When George Bogle Sr. established Evangel Church in 1968, the "constitution stated that governance of the Church would be vested in the Church's members, and that the Church's leadership would be charged with carrying out the will of the members," the May 26, 2022, Michigan Court of Appeals ruling said.
The senior Bogle, who died in 2021, for years hosted "Night Vision," a radio show in which listeners called in prayers. He also hosted "The Spirit of Detroit," a live religious broadcast that aired during the 1970s-80s on the former WGPR (Channel 62).
"My father was a very well-known minister in Detroit," Bogle said. "He stayed on as founding pastor until 2017, and retired when he was 80."
In 2018, the church board of elders named Sewell senior pastor.
"When Sewell was selected by the (church board of elders), it was not presented to the members," Bogle said. "At one time, this church had 700 members, 500 of whom would show up to services on any given Sunday. After Sewell became pastor, about half the membership left. He'd fired a bunch of people ... without notifying the members and acted like a dictator."
Bogle said the church was established to be member-driven.

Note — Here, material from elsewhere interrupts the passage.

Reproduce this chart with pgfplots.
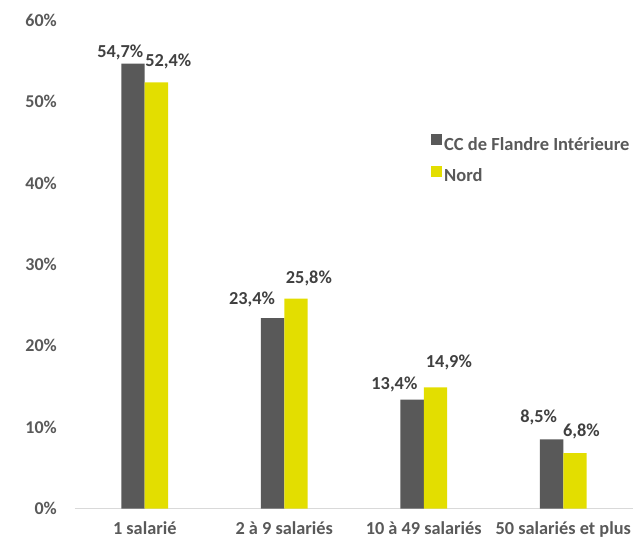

"My father specifically set up this church so that the members had 100% say over church business," Bogle said. "He could've set it up so that he had complete control, but he clearly wanted this to be a member-driven church."
In 2011, prior to Sewell's arrival, the constitution was amended to change the church's power structure.
"Under the 2011 amendments, the church's governing board — now referred to as the board of elders — would select who was to serve as senior pastor of the church," the Michigan Court of Appeals ruling said. "In turn, the senior pastor would nominate members to the board of elders, and the sitting board of elders would then confirm or deny the nomination by majority vote."
Then in 2019, the church's constitution and bylaws were amended again, this time "explicitly stating that the church's members had no voting power; any vote of the membership would only be advisory," according to the court ruling.
In 2020, Bogle's group sued Sewell in Wayne Circuit Court, alleging that the board of elders had adopted the 2019 amendments without church members' consent. The lawsuit asked the court to rule that the church had been established on a "membership" rather than "directorship" basis as defined by the Michigan Nonprofit Corporation Act. The filing argued that if the church had been established on a membership basis, it would render the 2019 bylaw amendments invalid.
Sewell's group contended that the church had changed into a directorship-based organization under the 2011 and 2019 amendments, and that the court should avoid getting involved in the matter because of the "ecclesiastical abstention doctrine." The doctrine was established by a 1976 U.S. Supreme Court ruling that prevents courts from adjudicating claims that a church didn't follow its own rules and internal policies.
But the Michigan Court of Appeals ruled that the ecclesiastical abstention doctrine didn't apply to the question of how Evangel Church had been set up. That question, the court ruled, was a corporate law question.
The ruling added: "Resolving the parties' dispute did not require the trial court to interpret any of the Church's religious doctrine or to pass judgment on what it believed to be the form of corporate governance most in line with the Church's discipline or values. It simply required the trial court to apply Michigan statutory law against the language of the (articles of incorporation)."
In January, the church members voted Sewell out as senior pastor, but in a recent court filing, Perkins argued that the vote was invalid because only certain members were allowed to participate.
"I just want my church back," Sewell said.
That's not going to happen, according to Bogle.
"The members fired him, but he refuses to go away," Bogle said.